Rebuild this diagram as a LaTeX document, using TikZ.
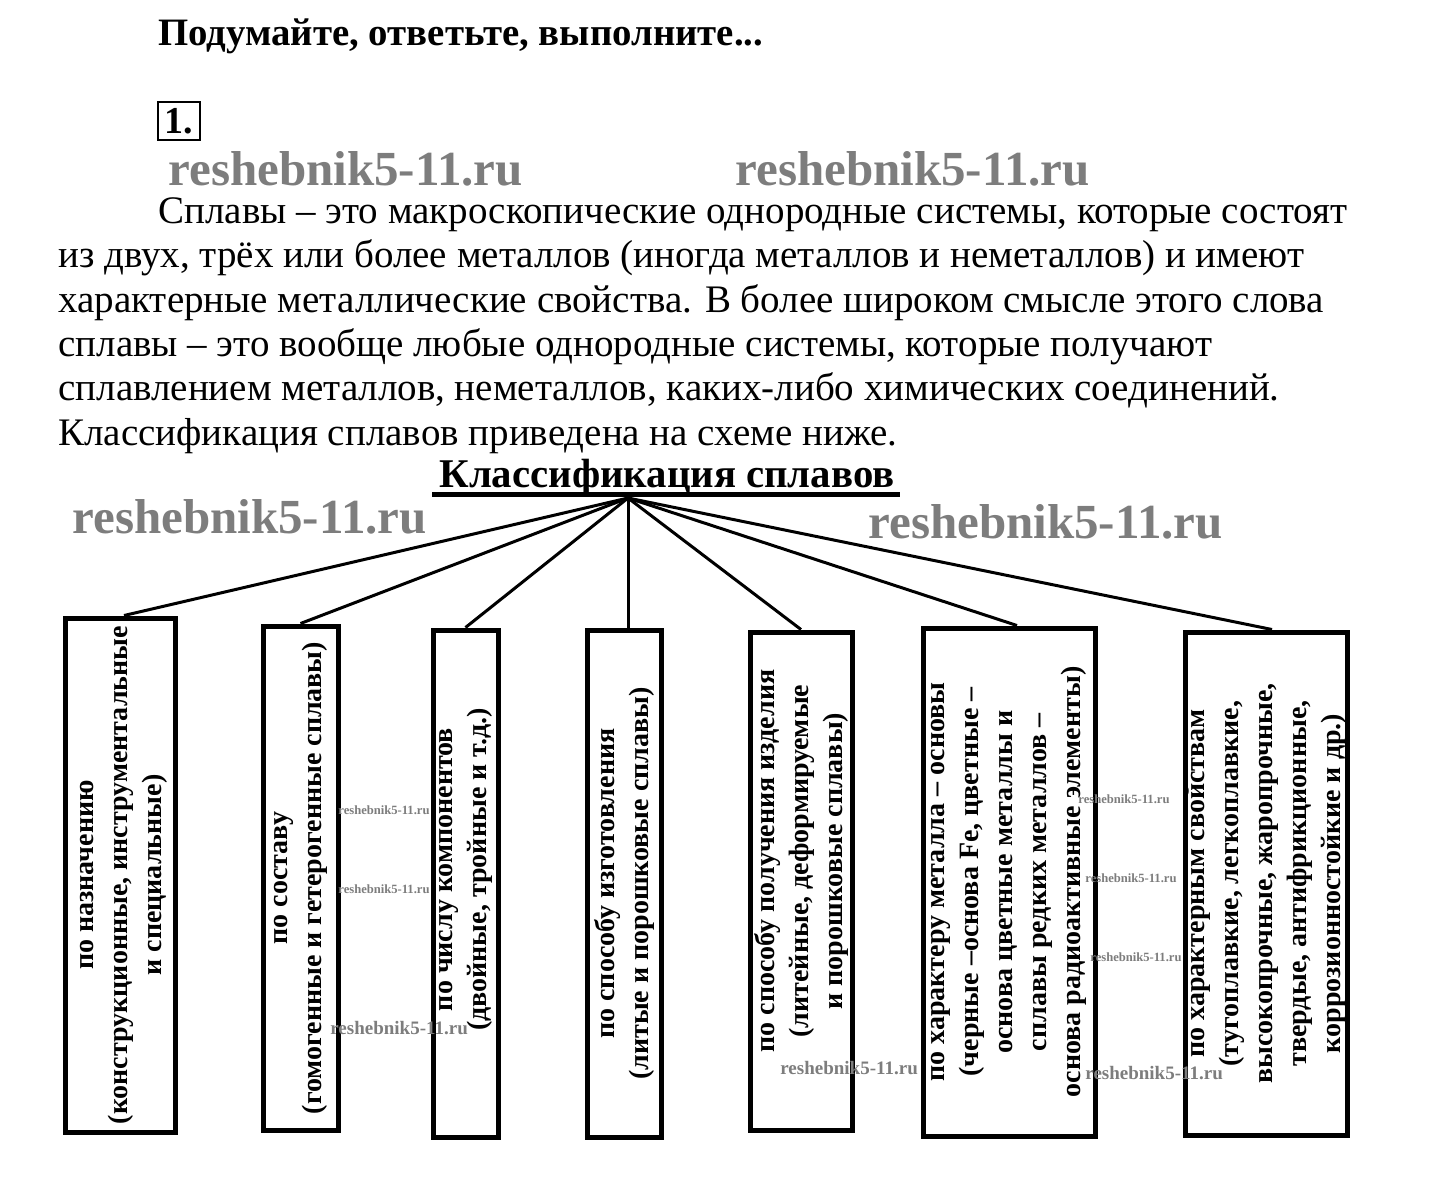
\documentclass[tikz,border=0pt]{standalone}
\usepackage{fontspec}
\setmainfont{Liberation Serif}
\definecolor{wmgray}{RGB}{125,125,125}
\begin{document}
\begin{tikzpicture}[x={(0.5pt,0)}, y={(0,-0.5pt)},
  box/.style={draw, line width=2.5pt, inner sep=0pt},
  conn/.style={line width=1.5pt},
  lbl/.style={rotate=90, align=center, font=\bfseries\fontsize{14}{17}\selectfont, inner sep=0pt},
  body/.style={anchor=base west, inner sep=0pt, font=\fontsize{19.5}{22}\selectfont},
  head/.style={anchor=base west, inner sep=0pt, font=\bfseries\fontsize{19.4}{22}\selectfont},
  wm/.style={text=wmgray, font=\bfseries\fontsize{24.5}{25}\selectfont, anchor=base west, inner sep=0pt},
  wms/.style={text=wmgray, font=\bfseries\fontsize{6.3}{7}\selectfont, anchor=west, inner sep=0pt},
  wmm/.style={text=wmgray, font=\bfseries\fontsize{9.5}{10}\selectfont, anchor=west, inner sep=0pt},
]
\useasboundingbox[fill=white] (0,0) rectangle (1437,1190);

% heading
\node[head] (h) at (158,45) {Подумайте, ответьте, выполните...};
\node[draw, line width=1pt, minimum width=21pt, minimum height=19pt, inner sep=0pt,
      font=\bfseries\fontsize{19}{22}\selectfont] (num) at (179,121) {1.};

% watermarks (top)
\node[wm] (w1) at (168,185) {reshebnik5-11.ru};
\node[wm] (w2) at (735,185) {reshebnik5-11.ru};

% paragraph
\node[body] (p1) at (158,223) {Сплавы – это макроскопические однородные системы, которые состоят};
\node[body] (p2) at (58,267) {из двух, трёх или более металлов (иногда металлов и неметаллов) и имеют};
\node[body] (p3) at (58,312) {характерные металлические свойства. В более широком смысле этого слова};
\node[body] (p4) at (58,356) {сплавы – это вообще любые однородные системы, которые получают};
\node[body] (p5) at (58,400) {сплавлением металлов, неметаллов, каких-либо химических соединений.};
\node[body] (p6) at (58,445) {Классификация сплавов приведена на схеме ниже.};

% title
\node[head, anchor=base, font=\bfseries\fontsize{20.4}{22}\selectfont] (t) at (667,487) {Классификация сплавов};
\coordinate (barl) at (432,494);
\coordinate (barr) at (900,494);
\draw[line width=2.5pt] (barl) -- (barr);
\coordinate (hub) at (628,498);

\node[wm] (w3) at (72,533) {reshebnik5-11.ru};
\node[wm] (w4) at (868,538) {reshebnik5-11.ru};

% boxes
\node[box, minimum width=55pt, minimum height=257pt] (b1) at (120,875) {};
\node[box, minimum width=37.5pt, minimum height=252pt] (b2) at (300.5,878) {};
\node[box, minimum width=32.5pt, minimum height=253.5pt] (b3) at (465.5,883.5) {};
\node[box, minimum width=37pt, minimum height=253.5pt] (b4) at (624,883.5) {};
\node[box, minimum width=51pt, minimum height=249pt] (b5) at (801,881) {};
\node[box, minimum width=86pt, minimum height=254pt] (b6) at (1009,882) {};
\node[box, minimum width=81pt, minimum height=251.5pt] (b7) at (1266,883.5) {};

% connectors
\draw[conn] (hub) -- ([xshift=2pt]b1.north);
\draw[conn] (hub) -- (b2.north);
\draw[conn] (hub) -- (b3.north);
\draw[conn] (hub) -- (hub |- b4.north);
\draw[conn] (hub) -- (b5.north);
\draw[conn] (hub) -- ([xshift=4pt]b6.north);
\draw[conn] (hub) -- ([xshift=3pt]b7.north);

% labels
\node[lbl] (l1) at ([xshift=2pt]b1.center) {по назначению\\(конструкционные, инструментальные\\и специальные)};
\node[lbl] (l2) at (b2.center) {по составу\\(гомогенные и гетерогенные сплавы)};
\node[lbl] (l3) at ([yshift=7pt]b3.center) {по числу компонентов\\(двойные, тройные и т.д.)};
\node[lbl] (l4) at (b4.center) {по способу изготовления\\(литые и порошковые сплавы)};
\node[lbl] (l5) at ([yshift=10pt]b5.center) {по способу получения изделия\\(литейные, деформируемые\\и порошковые сплавы)};
\node[lbl] (l6) at (b6.center) {по характеру металла – основы\\(черные –основа Fe, цветные –\\основа цветные металлы и\\сплавы редких металлов –\\основа радиоактивные элементы)};
\node[lbl] (l7) at (b7.center) {по характерным свойствам\\(тугоплавкие, легкоплавкие,\\высокопрочные, жаропрочные,\\твердые, антифрикционные,\\коррозионностойкие и др.)};

% small watermarks
\node[wms] (s1) at (338,810) {reshebnik5-11.ru};
\node[wms] (s2) at (338,889) {reshebnik5-11.ru};
\node[wmm] (s3) at (330,1028) {reshebnik5-11.ru};
\node[wmm] (s4) at (780,1068) {reshebnik5-11.ru};
\node[wms] (s5) at (1078,799) {reshebnik5-11.ru};
\node[wms] (s6) at (1085,878) {reshebnik5-11.ru};
\node[wms] (s7) at (1090,957) {reshebnik5-11.ru};
\node[wmm] (s8) at (1085,1073) {reshebnik5-11.ru};
\end{tikzpicture}
\end{document}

□ □ □ □ □ □ □

## [Task goal]
Copy out each line word for word, please, skipping the images.

## [Exercise solution]
Rebuild this diagram as a LaTeX document, using TikZ.
\documentclass[tikz,border=0pt]{standalone}
\usepackage{fontspec}
\setmainfont{Liberation Serif}
\definecolor{wmgray}{RGB}{125,125,125}
\begin{document}
\begin{tikzpicture}[x={(0.5pt,0)}, y={(0,-0.5pt)},
  box/.style={draw, line width=2.5pt, inner sep=0pt},
  conn/.style={line width=1.5pt},
  lbl/.style={rotate=90, align=center, font=\bfseries\fontsize{14}{17}\selectfont, inner sep=0pt},
  body/.style={anchor=base west, inner sep=0pt, font=\fontsize{19.5}{22}\selectfont},
  head/.style={anchor=base west, inner sep=0pt, font=\bfseries\fontsize{19.4}{22}\selectfont},
  wm/.style={text=wmgray, font=\bfseries\fontsize{24.5}{25}\selectfont, anchor=base west, inner sep=0pt},
  wms/.style={text=wmgray, font=\bfseries\fontsize{6.3}{7}\selectfont, anchor=west, inner sep=0pt},
  wmm/.style={text=wmgray, font=\bfseries\fontsize{9.5}{10}\selectfont, anchor=west, inner sep=0pt},
]
\useasboundingbox[fill=white] (0,0) rectangle (1437,1190);

% heading
\node[head] (h) at (158,45) {Подумайте, ответьте, выполните...};
\node[draw, line width=1pt, minimum width=21pt, minimum height=19pt, inner sep=0pt,
      font=\bfseries\fontsize{19}{22}\selectfont] (num) at (179,121) {1.};

% watermarks (top)
\node[wm] (w1) at (168,185) {reshebnik5-11.ru};
\node[wm] (w2) at (735,185) {reshebnik5-11.ru};

% paragraph
\node[body] (p1) at (158,223) {Сплавы – это макроскопические однородные системы, которые состоят};
\node[body] (p2) at (58,267) {из двух, трёх или более металлов (иногда металлов и неметаллов) и имеют};
\node[body] (p3) at (58,312) {характерные металлические свойства. В более широком смысле этого слова};
\node[body] (p4) at (58,356) {сплавы – это вообще любые однородные системы, которые получают};
\node[body] (p5) at (58,400) {сплавлением металлов, неметаллов, каких-либо химических соединений.};
\node[body] (p6) at (58,445) {Классификация сплавов приведена на схеме ниже.};

% title
\node[head, anchor=base, font=\bfseries\fontsize{20.4}{22}\selectfont] (t) at (667,487) {Классификация сплавов};
\coordinate (barl) at (432,494);
\coordinate (barr) at (900,494);
\draw[line width=2.5pt] (barl) -- (barr);
\coordinate (hub) at (628,498);

\node[wm] (w3) at (72,533) {reshebnik5-11.ru};
\node[wm] (w4) at (868,538) {reshebnik5-11.ru};

% boxes
\node[box, minimum width=55pt, minimum height=257pt] (b1) at (120,875) {};
\node[box, minimum width=37.5pt, minimum height=252pt] (b2) at (300.5,878) {};
\node[box, minimum width=32.5pt, minimum height=253.5pt] (b3) at (465.5,883.5) {};
\node[box, minimum width=37pt, minimum height=253.5pt] (b4) at (624,883.5) {};
\node[box, minimum width=51pt, minimum height=249pt] (b5) at (801,881) {};
\node[box, minimum width=86pt, minimum height=254pt] (b6) at (1009,882) {};
\node[box, minimum width=81pt, minimum height=251.5pt] (b7) at (1266,883.5) {};

% connectors
\draw[conn] (hub) -- ([xshift=2pt]b1.north);
\draw[conn] (hub) -- (b2.north);
\draw[conn] (hub) -- (b3.north);
\draw[conn] (hub) -- (hub |- b4.north);
\draw[conn] (hub) -- (b5.north);
\draw[conn] (hub) -- ([xshift=4pt]b6.north);
\draw[conn] (hub) -- ([xshift=3pt]b7.north);

% labels
\node[lbl] (l1) at ([xshift=2pt]b1.center) {по назначению\\(конструкционные, инструментальные\\и специальные)};
\node[lbl] (l2) at (b2.center) {по составу\\(гомогенные и гетерогенные сплавы)};
\node[lbl] (l3) at ([yshift=7pt]b3.center) {по числу компонентов\\(двойные, тройные и т.д.)};
\node[lbl] (l4) at (b4.center) {по способу изготовления\\(литые и порошковые сплавы)};
\node[lbl] (l5) at ([yshift=10pt]b5.center) {по способу получения изделия\\(литейные, деформируемые\\и порошковые сплавы)};
\node[lbl] (l6) at (b6.center) {по характеру металла – основы\\(черные –основа Fe, цветные –\\основа цветные металлы и\\сплавы редких металлов –\\основа радиоактивные элементы)};
\node[lbl] (l7) at (b7.center) {по характерным свойствам\\(тугоплавкие, легкоплавкие,\\высокопрочные, жаропрочные,\\твердые, антифрикционные,\\коррозионностойкие и др.)};

% small watermarks
\node[wms] (s1) at (338,810) {reshebnik5-11.ru};
\node[wms] (s2) at (338,889) {reshebnik5-11.ru};
\node[wmm] (s3) at (330,1028) {reshebnik5-11.ru};
\node[wmm] (s4) at (780,1068) {reshebnik5-11.ru};
\node[wms] (s5) at (1078,799) {reshebnik5-11.ru};
\node[wms] (s6) at (1085,878) {reshebnik5-11.ru};
\node[wms] (s7) at (1090,957) {reshebnik5-11.ru};
\node[wmm] (s8) at (1085,1073) {reshebnik5-11.ru};
\end{tikzpicture}
\end{document}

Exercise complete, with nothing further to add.